In hindsight it's hard to believe that twenty five years ago there wasn't anything else like this available. The CBT boot was the original. A new type of hybrid existing halfway between a street boot and an off road boot. It created an entirely new product category.

After about ten years we'd sold a good number of them and (also as 'adventure' style bikes became more popular) other boot companies started to make their versions of the CBT boot. Even Sidi came out with a version. All these subsequent versions from others were more complicated or 'improved' in some way: More buckles, pleated areas, waterproof liners, etc. The others wanted to be able to say they were better than the CBT boot.

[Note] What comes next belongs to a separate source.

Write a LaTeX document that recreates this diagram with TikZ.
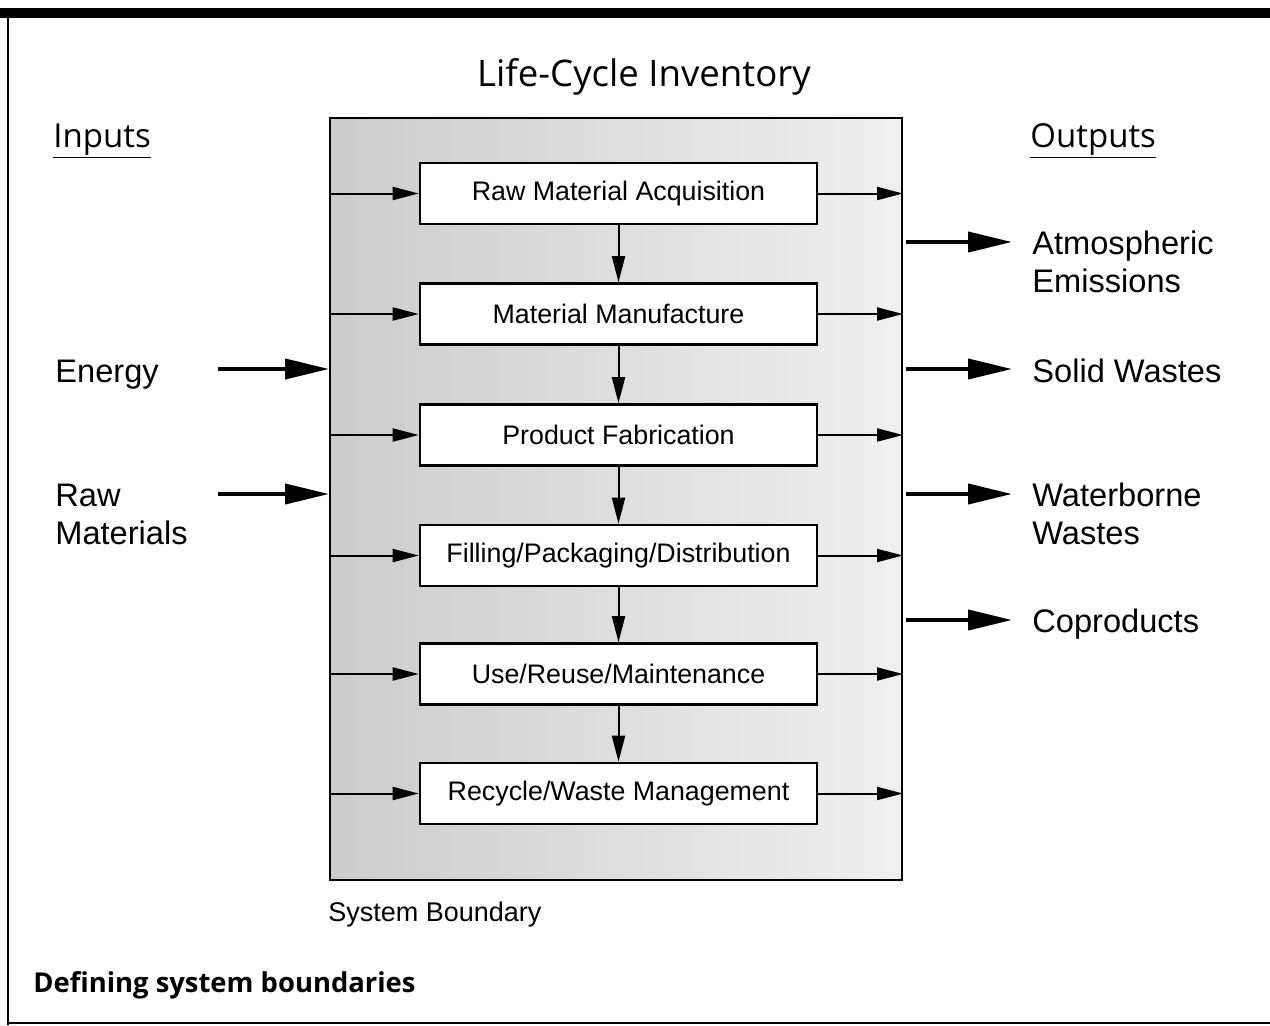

This is like the way designer jeans manufacturers sometimes say they are better than original Wrangler's, Lee, and Levi's 501's maybe. Every market works like this. There's an original...and if it's successful there are others that are similar but supposedly 'improved' in some way.

Mr. Subjective 11-13

CBT Boot Break-In:

Breaking them in? I did it last week, to have a pair to leave with a motorcycle I co-own in Arizona. This was the fourth time in twenty years I've had to break in a pair. I ride in the third pair every day. The first pair are still in use by a friend, after 20 years. They were the prototypes. The second pair are also in use.  My feet got longer and this pair went to another friend. This time and the last time (#3 and #4) I soaked the boots in a sinkful of water, let them drip dry for a couple of hours, then went for a two mile walk in them. And got blisters. Then I left them for several days to air dry fully, with the tops propped open with a chopstick. The I oiled the folds and hinge lines, and let that soak in for a couple of days. Now I've worn them for about the last week on a motorcycle trip (I'm in the middle of it now...) and they are perfect. I added our fancy semi-orthotic insole and I'm set for life, probably. A pair in MN and this pair which will stay in Arizona...

Executive Summary: They need two things: 1. A two week break-in, starting with soaking overnight in water, draining for an hour, walking in them wet for a couple of miles, then slow drying for several days, propped open.  Then lightly lubricating the hinge folds (or the whole boot) with a soak-in leather dressing. 2. A higher quality insole. I use the more expensive of the two we sell.  The standard insole is not supportive enough for me.